Braintree Mayor Charles Kokoros is pleased to announce that multiple Community Preservation projects were funded in the past 12 months totaling over $4.5 million.
The Community Preservation Act funds historic preservation, affordable housing, open space and recreation projects that maintain Braintree’s unique character and natural and historic resources.
“I want to thank the Community Preservation Committee for their continued hard work and due diligence in utilizing our Town’s Community Preservation funds for projects throughout our town,” said Mayor Kokoros. “These great projects in our community include open space and recreation projects, sustainability projects, combatting climate change and increasing the number of affordable housing units in our town.”

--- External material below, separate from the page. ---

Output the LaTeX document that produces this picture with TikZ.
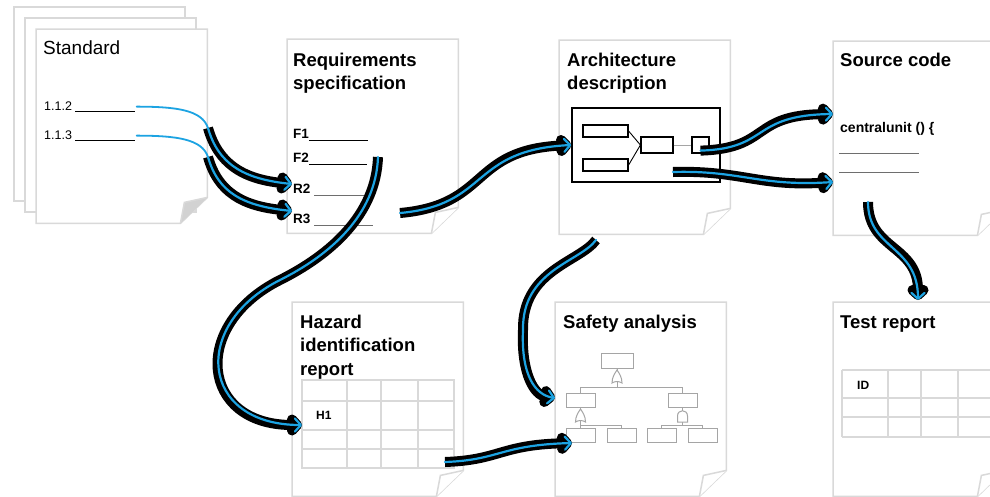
\documentclass[tikz,border=0pt]{standalone}
\usepackage{fontspec}
\setmainfont{Liberation Sans}
\usetikzlibrary{arrows.meta,positioning}
\definecolor{pagegray}{RGB}{217,217,217}
\definecolor{flapgray}{RGB}{210,210,210}
\definecolor{ruleg}{RGB}{110,110,110}
\definecolor{treegray}{RGB}{165,165,165}
\definecolor{flowblue}{RGB}{28,163,226}
\tikzset
{
    pagebox/.style    = {anchor=north west, minimum width=171pt, minimum height=194pt, inner sep=0pt},
    pageline/.style   = {draw=pagegray, line width=1.5pt},
    plaintitle/.style = {anchor=base west, inner sep=0pt, font=\fontsize{19}{23.5}\selectfont},
    doctitle/.style   = {anchor=base west, inner sep=0pt, align=left, font=\fontsize{18.5}{23.5}\selectfont\bfseries},
    clausetext/.style = {anchor=base west, inner sep=1pt, font=\fontsize{12.5}{15}\selectfont},
    itemtext/.style   = {anchor=base west, inner sep=1pt, font=\fontsize{13.5}{15}\selectfont\bfseries},
    celltext/.style   = {anchor=base west, inner sep=0pt, font=\fontsize{12}{14}\selectfont\bfseries},
    tableline/.style  = {draw=pagegray, line width=1.5pt},
    codeline/.style   = {draw=ruleg, line width=0.9pt},
    archbox/.style    = {draw=black, line width=1.5pt, inner sep=0pt},
    archpart/.style   = {draw=black, line width=1.2pt, fill=white, inner sep=0pt},
    archlink/.style   = {draw=black, line width=0.9pt},
    treebox/.style    = {draw=treegray, line width=1pt, fill=white, inner sep=0pt, minimum width=29pt, minimum height=14pt},
    treeline/.style   = {draw=treegray, line width=1pt},
    orgate/.pic       = {\draw [treeline, fill=white] (-5,6) .. controls (-5,0) and (-2,-4) .. (0,-7)
                           .. controls (2,-4) and (5,0) .. (5,6) .. controls (2,4) and (-2,4) .. cycle;},
    andgate/.pic      = {\draw [treeline, fill=white] (-5,6) -- (-5,0) .. controls (-5,-7) and (5,-7) .. (5,0)
                           -- (5,6) -- cycle;},
    trace/.style      = {draw=flowblue, line width=1.8pt, line cap=round},
    flow/.style       = {draw=flowblue, line width=2.2pt, line cap=round, -{Straight Barb[length=6pt,width=13pt,round]},
                         preaction={draw=black, line width=10pt, -{Straight Barb[length=5pt,width=11pt,round]}}}
}
\newcommand{\docpage}[4][white]{%
  \node [pagebox] (#2) at (#3,#4) {};
  \draw [pageline, fill=white] (#2.north west) -- (#2.north east) -- ([yshift=26pt]#2.south east)
    -- ([xshift=-27pt]#2.south east) -- (#2.south west) -- cycle;
  \draw [pageline, fill=#1] ([xshift=-27pt]#2.south east) -- ([xshift=-23pt,yshift=21pt]#2.south east)
    -- ([yshift=26pt]#2.south east);
}
\begin{document}
\begin{tikzpicture}[x=1pt, y=-1pt]
    \useasboundingbox (0,0) rectangle (990,496);
    \clip (0,0) rectangle (990,496);

    \node [pagebox, draw=pagegray, line width=1.5pt, fill=white] (std3) at (13,6) {};
    \node [pagebox, draw=pagegray, line width=1.5pt, fill=white] (std2) at (24,17) {};
    \docpage[flapgray]{std}{36}{29}
    \docpage{req}{287}{39}
    \docpage{arc}{559}{40}
    \docpage{src}{833}{41}
    \docpage{haz}{292}{302}
    \docpage{saf}{555}{302}
    \docpage{tst}{833}{302}

    \node [plaintitle] (stdtitle) at (43,54) {Standard};
    \node [doctitle] (reqtitle) at (293,89.5) {Requirements\\specification};
    \node [doctitle] (arctitle) at (567,89.5) {Architecture\\description};
    \node [doctitle] (srctitle) at (840,66) {Source code};
    \node [doctitle] (haztitle) at (300,375) {Hazard\\identification\\report};
    \node [doctitle] (saftitle) at (563,328) {Safety analysis};
    \node [doctitle] (tsttitle) at (840,328) {Test report};

    \node [clausetext] (s112) at (43,110) {1.1.2 \rule[-2pt]{60pt}{0.8pt}};
    \node [clausetext] (s113) at (43,139) {1.1.3 \rule[-2pt]{60pt}{0.8pt}};

    \node [itemtext] (f1) at (292,138) {F1\rule[-3pt]{59pt}{0.9pt}};
    \node [itemtext] (f2) at (292,162) {F2\rule[-3pt]{58pt}{0.9pt}};
    \node [itemtext] (r2) at (292,193) {R2 {\color{ruleg}\rule[-3pt]{57pt}{0.8pt}}};
    \node [itemtext] (r3) at (292,223) {R3 {\color{ruleg}\rule[-3pt]{59pt}{0.8pt}}};

    \node [archbox, minimum width=148pt, minimum height=74pt] (sys) at (646,145) {};
    \node [archpart, minimum width=45pt, minimum height=12pt] (inA) at (605.5,131) {};
    \node [archpart, minimum width=45pt, minimum height=12pt] (inB) at (605.5,165) {};
    \node [archpart, minimum width=32pt, minimum height=16pt] (core) at (657,145) {};
    \node [archpart, minimum width=17pt, minimum height=16pt] (out) at (700.5,145) {};
    \draw [archlink] (inA.east) -- (core.west) (inB.east) -- (core.west);
    \draw [archlink, draw=treegray] (core.east) -- (out.west);

    \node [itemtext, font=\fontsize{14}{15}\selectfont\bfseries] (cu) at (839,132) {centralunit () \{};
    \draw [codeline] (839,153) -- (919,153) (839,172) -- (919,172);

    \draw [tableline] (302,380) rectangle (454,468);
    \draw [tableline] (302,401) -- (454,401) (302,430) -- (454,430) (302,449) -- (454,449);
    \draw [tableline] (347,380) -- (347,468) (381,380) -- (381,468) (418,380) -- (418,468);
    \node [celltext] (h1) at (316,419) {H1};

    \draw [tableline] (842,370) -- (1000,370) (842,398) -- (1000,398) (842,417) -- (1000,417) (842,437) -- (1000,437);
    \draw [tableline] (842,370) -- (842,437) (888,370) -- (888,437) (921,370) -- (921,437) (958,370) -- (958,437);
    \node [celltext] (id) at (857,389) {ID};

    \node [treebox, minimum width=32pt, minimum height=15pt] (top) at (617,360.5) {};
    \node [treebox] (left) at (580.5,400) {};
    \node [treebox] (right) at (682.5,400) {};
    \node [treebox] (b1) at (580.5,435) {};
    \node [treebox] (b2) at (621.5,435) {};
    \node [treebox] (b3) at (661.5,435) {};
    \node [treebox] (b4) at (702.5,435) {};
    \draw [treeline] (top.south) -- (617,388) (left.north) -- ++(0,-5) -| (right.north);
    \draw [treeline] (left.south) -- (580.5,426) (b1.north) -- ++(0,-2) -| (b2.north);
    \draw [treeline] (right.south) -- (682.5,426) (b3.north) -- ++(0,-2) -| (b4.north);
    \pic at (617,377) {orgate};
    \pic at (580.5,416) {orgate};
    \pic at (682.5,416) {andgate};

    \coordinate (k1) at (208,128);
    \coordinate (k2) at (208,157);
    \coordinate (t1) at (292,184);
    \coordinate (t2) at (292,211);
    \coordinate (f2out) at (378,157);
    \coordinate (bend3) at (280,280);
    \coordinate (t3) at (302,425);
    \coordinate (r3out) at (400,213);
    \coordinate (t5) at (833,114);
    \coordinate (c6) at (673,172);
    \coordinate (t6) at (833,182);
    \coordinate (c7) at (868,202);
    \coordinate (t7) at (918,300);
    \coordinate (c8) at (596,240);
    \coordinate (bend8) at (523,330);
    \coordinate (t8) at (555,398);
    \coordinate (c9) at (445,462);
    \coordinate (t9) at (572,443);

    \draw [trace] (s112.east) .. controls +(40,0) and +(-6,-18) .. (k1);
    \draw [trace] (s113.east) .. controls +(40,0) and +(-6,-18) .. (k2);
    \draw [flow] (k1) .. controls +(10,35) and +(-50,-5) .. (t1);
    \draw [flow] (k2) .. controls +(10,35) and +(-50,-5) .. (t2);
    \draw [flow] (f2out) .. controls +(-2,58) and +(50,-25) .. (bend3) .. controls +(-90,45) and +(-102,0) .. (t3);
    \draw [flow] (r3out) .. controls +(90,-8) and +(-102,5) .. (sys.west);
    \draw [flow] ([yshift=3pt]out.south) .. controls +(70,-2) and +(-83,1) .. (t5);
    \draw [flow] (c6) .. controls +(67,-2) and +(-73,5) .. (t6);
    \draw [flow] (c7) .. controls +(0,48) and +(0,-55) .. (t7);
    \draw [flow] (c8) .. controls +(-16,22) and +(-1,-60) .. (bend8) .. controls +(-2,45) and +(-20,-3) .. (t8);
    \draw [flow] (c9) .. controls +(55,-2) and +(-72,2) .. (t9);
\end{tikzpicture}
\end{document}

Recently funded projects included Windjammer Cove Affordable Housing Conversion, Watson Park Shoreline Restoration, Daughraty Gym Pickleball and Basketball Courts, Elm Street Cemetery Restoration, Nathan Buliga Street Hockey Courts, Hollis and Watson Ballfield Design and Smelt Brook Restoration.
“The Community Preservation Committee was pleased to be able to recommend some wonderful projects this year for the betterment of the entire Braintree community,” said Dr. Peter Kurzberg, Community Preservation Committee Chairman.
Windjammer Cove is a unique partnership that ensures 19 rental units in this privately owned development are permanently affordable to lower income persons and working families.
Watson Park Shoreline Restoration is an innovative design to make the park climate change resilient for several decades. This project leveraged over $750,000 in addition to Community Preservation funds.
The Braintree Recreation Department opened new pickleball and basketball courts behind the Daughraty Gym in June. This project was funded with $443,000 in Community Preservation funds. Elm Street Cemetery restoration is underway to preserve several mounded tombs and headstones at this important landmark property and street hockey courts, baseball fields and Smelt Brook fish passage improvements are all under design.
Braintree adopted the Community Preservation Act in 2002, one of the first communities in the Commonwealth to do so. Since that time $16 million has been raised locally through the CPA while funding over seventy housing, historic, recreation and open space projects.
The Community Preservation Committee will be reviewing these projects in greater detail, as well as soliciting input from the public, at its annual meeting to be held Monday, September 19th at 5PM in the Cahill Auditorium at Braintree Town Hall. The public is encouraged to attend.